Mineral Commodities Limited are expected to restart ground test work from June 18 following a positive pre feasibility study for the proposed graphite mine at Munglinup.

The company’s Business Development manager Daniel Hastings said the study’s findings were in line with the initial economic analysis, with the mine set to create 70 jobs as part of the day-to-day operations as well as contract mining labour.

“We ran a number of scenarios in the pre feasibility study and there was a pretty good case made that contract mining would be the preferred option,” he said.

“I have spoken with a number of earthmoving, material handling contractors and they’re all pretty keen to keep it local as well because it keeps their costs down.”

Mr Hastings said that although the company were still working on export and downstream value adding options, they had begun a logistics project to look at shipping and exporting internationally out of Esperance.

The company expect to appoint a community liaison for the project in late June and will speak with the traditional land owners group and other stakeholders.

“We are aiming to apply for our environmental permits and approvals towards the end of August,” he said.

“Provided we don’t trigger a formal review under the EPA, which we believe we won’t, we should have everything in hand by the end of the year and we’ll be looking to begin construction pretty much immediately.”

Mr Hastings said he hoped to see an increase in activity around January next year leading to commissioning before the end of 2019.

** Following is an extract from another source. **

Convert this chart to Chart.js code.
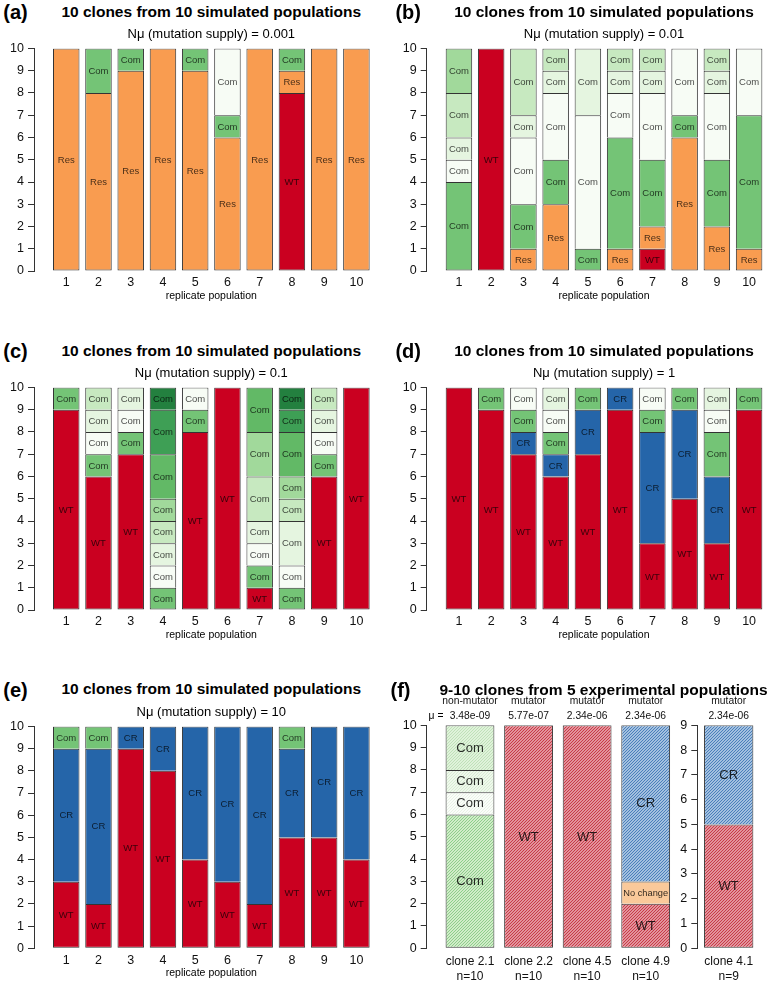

“We really need to get the project up and going to take advantage of this coming boom in battery materials and I think WA is starting to position itself very well to take advantage of this energy revolution,” he said.

With a battery materials revolution on the horizon, Mr Hastings said he believed there needed to be more policy work and promotion of investment in WA, especially downstream investment.

“It is not something that requires money, you don’t really need subsidies or anything like that, you just need stable policy framework and good promotion,” he said.

“We need to ensure that WA and Australia as a whole are positioned to take advantage of this, this boom that is coming.

“If we don’t get it right in the next three years, we may very well be left behind.”